Jakarta, CoreNews.id – Kabar membanggakan hadir dari timur Indonesia. Melalui Keputusan Menteri Kelautan dan Perikanan Republik Indonesia No. 69 Tahun 2025, Pemerintah Indonesia resmi menetapkan Kawasan Konservasi Perairan Pulau Buru seluas 57.594,12 hektare. Penetapan ini menjadi momen bersejarah, terutama karena Pulau Buru dikenal sebagai salah satu lokasi peneluran penyu belimbing (Dermochelys coriacea) terbesar di Indonesia.
Dengan garis pantai yang menghadap langsung ke Samudra Pasifik, wilayah Kecamatan Fena Leisela di Pulau Buru telah lama menjadi titik krusial bagi siklus hidup penyu belimbing. Bahkan, data satelit menunjukkan bahwa penyu-penyu ini bermigrasi hingga ke pantai barat Amerika Serikat dan Madagaskar. Tak heran, perlindungan di Buru memiliki dampak konservasi berskala global.
Kawasan yang kini ditetapkan sebagai Taman di Perairan Buru ini dibagi menjadi dua zona:
- Zona inti seluas 608,91 hektare
- Zona pemanfaatan terbatas seluas 56.985,21 hektare
Pengelolaannya berada di bawah Pemerintah Provinsi Maluku sebagai model konservasi berbasis masyarakat. Menjadi kawasan konservasi berarti bukan hanya menjaga ekosistem—seperti terumbu karang dan habitat penyu—melainkan juga mendorong ekonomi biru yang memberi manfaat langsung bagi masyarakat pesisir.
Kepala Dinas Kelautan dan Perikanan Provinsi Maluku, Dr. Ir.

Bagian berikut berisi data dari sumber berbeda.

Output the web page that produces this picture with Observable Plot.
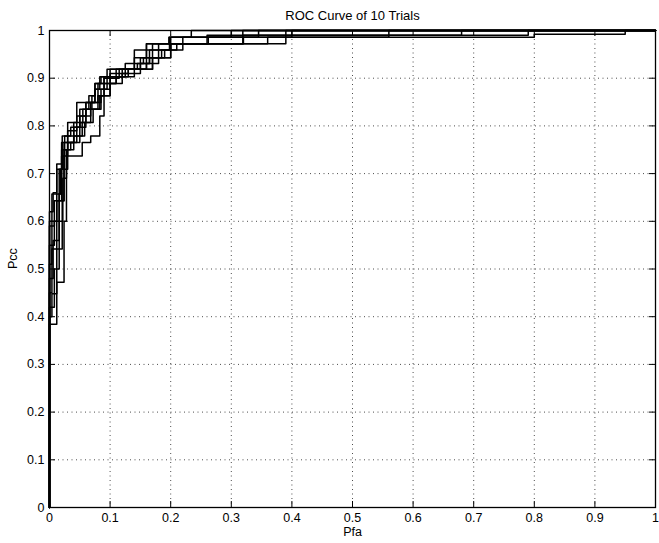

Erawan Asikin, M.Si, dalam siaran pers, 14/11/2025, menyampaikan bahwa penetapan ini merupakan fondasi pembangunan berkelanjutan bagi perikanan dan konservasi laut Maluku. Selain menjaga habitat penting, kawasan ini mendukung program Penangkapan Ikan Terukur di WPP 715 melalui mekanisme spill over yang memperkuat stok ikan.
WWF-Indonesia yang sejak 2017 mendampingi proses ini menegaskan komitmen untuk terus memperkuat kapasitas daerah. Dukungan WWF juga memperkuat keberadaan Pokmaswas Sugiraja Watulu, yang terbukti berhasil menurunkan pencurian sarang penyu dari 94% menjadi 0% pada tahun 2024.
Penetapan kawasan konservasi ini menjadi contoh nyata bagaimana kolaborasi, data ilmiah, dan komitmen multipihak dapat melahirkan perubahan bermakna. Langkah ini sekaligus mendukung visi nasional MPA & OECM 30×45, yakni melindungi 30% wilayah perairan Indonesia pada tahun 2045.
Dengan langkah strategis ini, Pulau Buru tidak hanya menjaga masa depan penyu belimbing—tetapi juga memberi inspirasi bagi seluruh Indonesia dalam membangun masa depan laut yang berkelanjutan.